Copy out the lines that have "this" in them.

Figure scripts
--- Begin ---
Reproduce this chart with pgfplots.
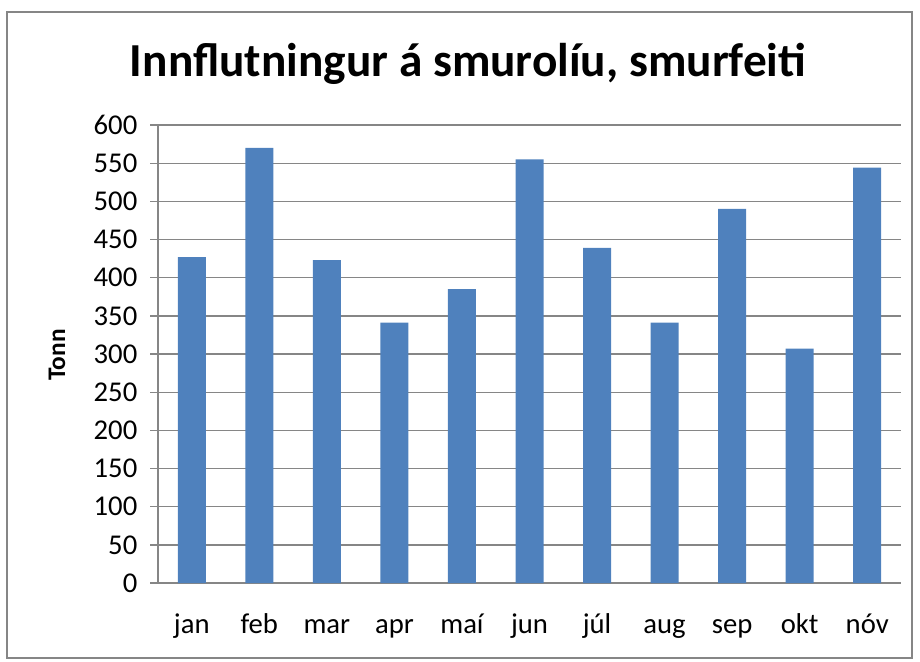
\documentclass[border=0pt]{standalone}
\usepackage{fontspec}
\setmainfont{Carlito}
\usepackage{pgfplots}
\pgfplotsset{compat=1.18}
\definecolor{barblue}{HTML}{4F81BD}
\definecolor{gr}{HTML}{868686}
\begin{document}
\begin{tikzpicture}[x=0.75pt,y=0.75pt]
\path[use as bounding box] (0,0) rectangle (920,661);
\draw[gr, line width=1.4pt] (7,3) rectangle (912,649);
\node[font=\bfseries\fontsize{35.5}{40}\selectfont, anchor=base] at (468,584) {Innflutningur á smurolíu, smurfeiti};
\node[font=\bfseries\fontsize{19}{22}\selectfont, rotate=90] at (57,306) {Tonn};
\begin{axis}[
  at={(118.5pt,58.5pt)}, anchor=south west, scale only axis,
  width=557.25pt, height=343.5pt,
  xmin=-0.5, xmax=10.5, ymin=0, ymax=600,
  ytick={0,50,...,600},
  xtick={0,...,10},
  xticklabels={jan,feb,mar,apr,maí,jun,júl,aug,sep,okt,nóv},
  axis lines=left, axis line style={gr,-, line width=1pt},
  ymajorgrids, grid style={gr, line width=1pt},
  tick align=outside,
  major x tick style={draw=none},
  major y tick style={gr, line width=1pt},
  major tick length=6pt,
  extra x ticks={-0.5,0.5,...,10.5},
  extra x tick labels={},
  extra x tick style={major x tick style={gr, line width=1pt}, major tick length=6.75pt},
  tick label style={font=\fontsize{21.5}{24}\selectfont},
  /pgf/number format/assume math mode=true,
  xticklabel style={anchor=base, yshift=-32pt},
  yticklabel style={xshift=-6pt},
  ybar, bar width=21pt,
]
\addplot[fill=barblue, draw=none] coordinates {
(0,427) (1,570) (2,423) (3,341) (4,385) (5,555) (6,439) (7,341) (8,490) (9,307) (10,544)};
\end{axis}
\end{tikzpicture}
\end{document}
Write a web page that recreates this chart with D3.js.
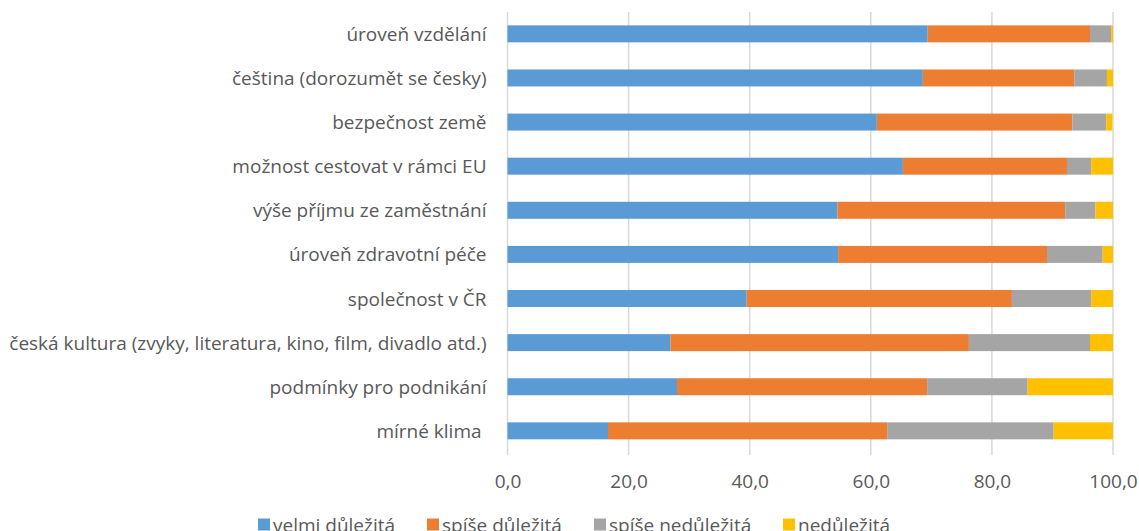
--- End ---
Solution to the exercise:
Reproduce this chart with pgfplots.
Write a web page that recreates this chart with D3.js.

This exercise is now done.